Flying Checkpoints & a Demonstration in A’ram
On Saturday we went to an anti-Wall demonstration sponsored by Ta’ayush, an Arab and Jewish Israeli grassroots movement. The demonstration took place in A’ram, a town between Jerusalem and Ramallah, normally ninety minutes from Haris, but this time it took us that long just to get out of the Salfit region. I got my first taste of “flying checkpoints,” which are like regular checkpoints but mobile, meaning they can pop up unannounced anywhere at any time. For the first hour, our bus was stopped nearly every mile by soldiers standing in the middle of the road blocking traffic and searching Palestinians. As usual, yellow-plated Israeli cars were allowed to pass unobstructed.

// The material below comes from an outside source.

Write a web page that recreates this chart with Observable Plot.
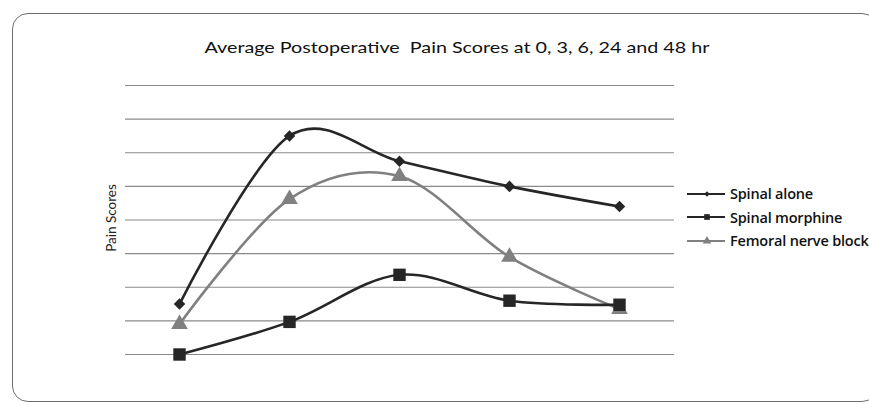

At the first flying checkpoint, we waited for twenty minutes until a soldier emptied us out of the bus, and checked our IDs, before letting us continue. Two minutes later, soldiers stopped our bus again, insisting that the repeated checking was a security measure due to a threat of terrorism in the area. I could think of several nearby terrorist attacks by non-Palestinians. (Our plans that day to pick olives in Deir Istiya had in fact been cancelled after an unarmed nineteen-year-old village boy was shot twice, in the hand and near his rectum, by the army. Deir Istiya was put under curfew to prevent retaliation. Of course, curfew also prevented the victim’s parents from visiting him in the hospital, and other villagers—like the farmers we were to pick with—from going to work or school.) I refrained from pointing out the irony of the illegal Occupation forces punishing Palestinians for “terror.” We were already late.
After getting through the second flying checkpoint, we drove all of four minutes before being stopped again at Zatara permanent checkpoint, where there was another line of vehicles waiting. The line was long and unlikely to move for at least thirty minutes, so my colleague and I got out to take pictures, agreeing to meet our bus when it passed the corner ahead. There were several Palestinian ambulances waiting as usual. The ambulances were told to move to the side of the road so Israeli cars could pass. Several Israeli cars were blocked for a few minutes by the commotion and they began honking impatiently. Apparently they had places to be.
Half an hour after our bus finally made it through Zatara, we arrived at the demonstration at last to find about 2,000 protesters cheering and waving flags in Hebrew, Arabic, and English. The sun was shining, the mood friendly, and the atmosphere international. There were hundreds of Israeli activists who had come to show their support.